It’s official: The Walt Disney Company is in the process of acquiring Comcast’s remaining 33% stake in Hulu for a minimum of $9 billion. At the same time, Disney is reportedly preparing to sell off its India operations for around $10 billion, meaning the company’s cash on hand shouldn’t be totally wiped out. Still, it’s fair to wonder just exactly what Disney is getting with this deal.
Hulu remains a very linear-reliant streaming service with 70% of its audience demand being driven by programming that originally aired on broadcast and cable, according to Parrot Analytics. NBCU already clawed back next-day air capability from Hulu for Peacock last year. Hulu's remaining NBCU catalog accounts for 4% of the streaming library’s demand, the second largest share behind Disney owned networks. If and when Comcast opts to reclaim all that content, Disney will need to figure out how to replace that lost demand in a cost effective way. At the same time, as linear TV continues to decline, demand for new linear programming may sink with it (Disney is all but giving away ABC at this point). In essence, Disney might be paying top dollar for a US-only streamer that’s about to become noticeably smaller.

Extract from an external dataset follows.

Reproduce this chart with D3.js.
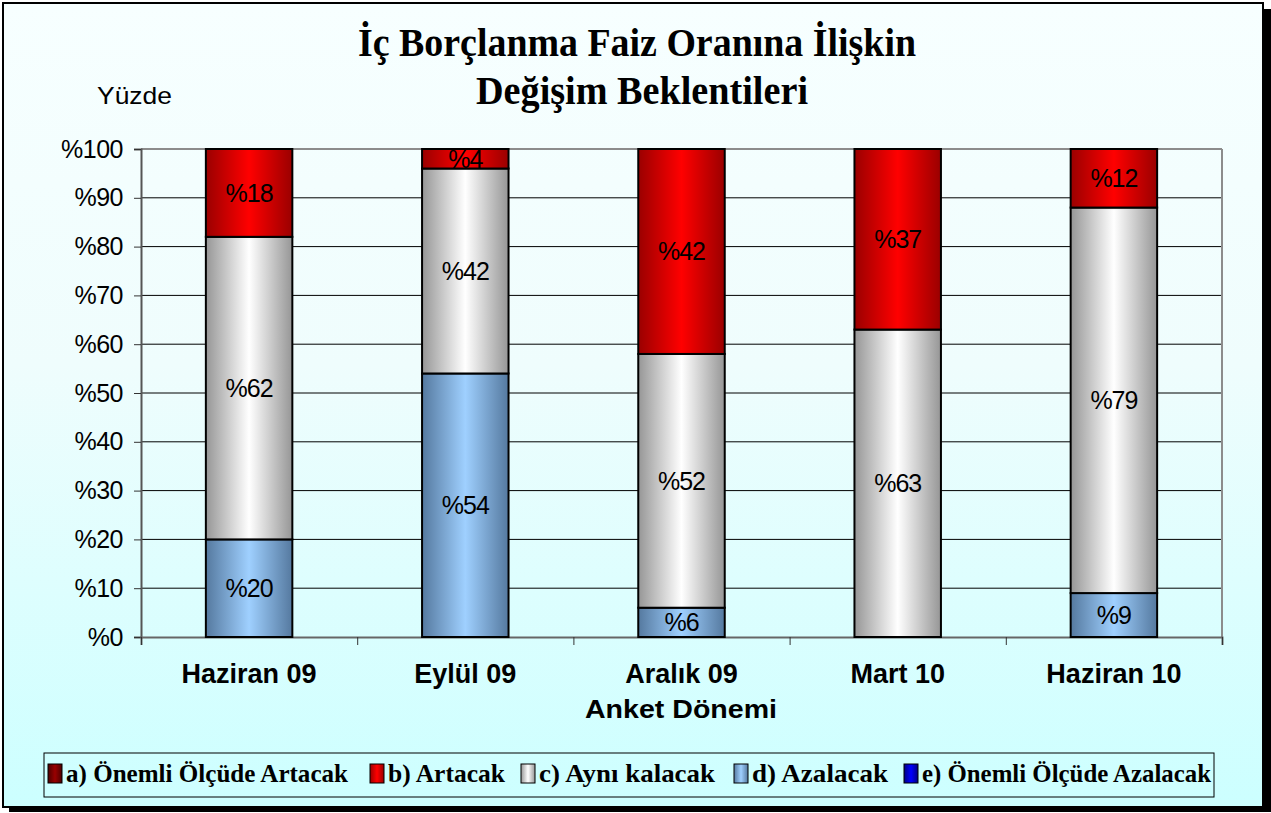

Mouse House CEO Bob Iger downplayed the importance of undifferentiated general entertainment earlier this year. But it’s exactly that sort of programming found on Hulu that may be the necessary complement to Disney+’s franchise-centric programming. The latter has proven to be an effective growth driver, though its broad appeal has finally hit its ceiling. The former tends to help with retention and engagement, which Disney+ could use after back-to-back subscriber losses. (Hulu has grown slowly but steadily over the last seven quarters).
Hulu is considered by many to be the gold standard in AVOD, with a whopping 57% of its subscribers paying for the ad-supported tier, per Antenna. (The fact that Hulu was originally 100% ad-supported no doubt plays a significant role in that figure.) Hulu + Live TV is among the six largest Multichannel Video Programming Distributors (MVPDs), giving the company a net with which to catch cord-cutters. And Hulu’s overall average revenue per user (ARPU) of around $12 is among the best in the business.
But is all of that really positioned for growth assuming highly in-demand programming blocks are eventually removed? Will a combined single-app Disney+/Hulu service provide the necessary four-quadrant appeal to reach a level of scale that can turn legacy shows into hits and new streaming originals into revenue drivers a la Netflix?
Everything may need to break exactly right for Hulu in order for Disney to maximize its value moving forward. In this business, how often does any plan go off without a hitch?